Here is a picture depicting the inverted U shape curve demonstrating our productivity vs how much stuff we have to do (how appropriate for this time of year!):
As an example, Gladwell discusses the relationship between alcohol consumption and health, noting that studies show that drinking one glass of wine a week will lead to improved health. Drinking two glasses of wine a week will lead to even better health and so on up to about seven glasses a week. Then, one hits the flat part of the curve in which drinking somewhere between seven and fourteen glasses a week neither improves nor jeopardizes your health. But, drink more than this, and you will be on the down slope in which drinking more than fourteen glasses a week will definitely lead to a shorter life. (Id. at p. 55n.)

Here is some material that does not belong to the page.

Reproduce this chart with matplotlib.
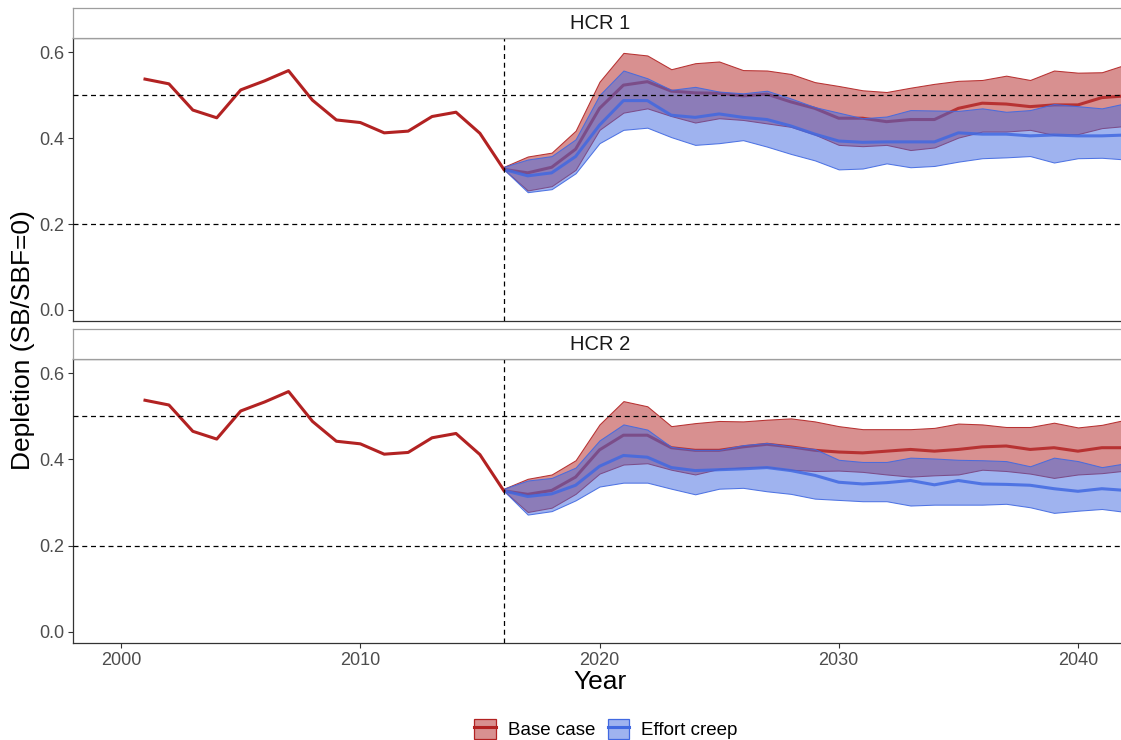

What caught my interest is that this inverted U curve apparently applies to all sorts of things. For example, Gladwell discusses its application to the Three Strikes Law in California and elsewhere. (Id. at 238.) . When it was passed, its aim was to crack down on crime, and it did just that, initially. But, past a certain point, the crackdown on crime not only stopped having any effect on criminals but actually made things worse. Due to the imposition of the Three Strikes Law in California, the prisons have now become over-populated and overcrowded to the point that the authorities are now releasing the non-violent felons back into the general population even though they have not completed their sentences. The result of these early releases has been a huge increase in burglaries not only in my neighborhood but in many other neighborhoods throughout greater Los Angeles.
Gladwell argues that with respect to our justice system, “… there comes a point where the best-intentional application of power and authority begins to backfire….” (Id. at 257.) And I think this is true of our civil justice system as well; it too operates on an inverted U curve; initially filing a lawsuit is beneficial; it certainly gets the other party’s attention and forces them to focus on the issues. But, after a certain point, the imposition of authority by a judge and/or a jury may well begin to back fire. The defendant may well be one with nothing to lose and so does not care, or knows that for one reason or another she will never be held responsible or have to pay a judgment. Thus, to continue forward with the litigation presents diminishing returns and becomes a bottomless pit in which time and expense is poured into with less and less hope of recovery.
Justice has its limits. Thus, it always better to settle than to keep going and hit the down slope of the inverted U shape curve.
…. Just something to think about.
I want to wish everyone a very very happy holiday and a wonderful 2014! may the new year bring you health, happiness and prosperity! I am taking a little break and will return in early January 2014! See y’all then!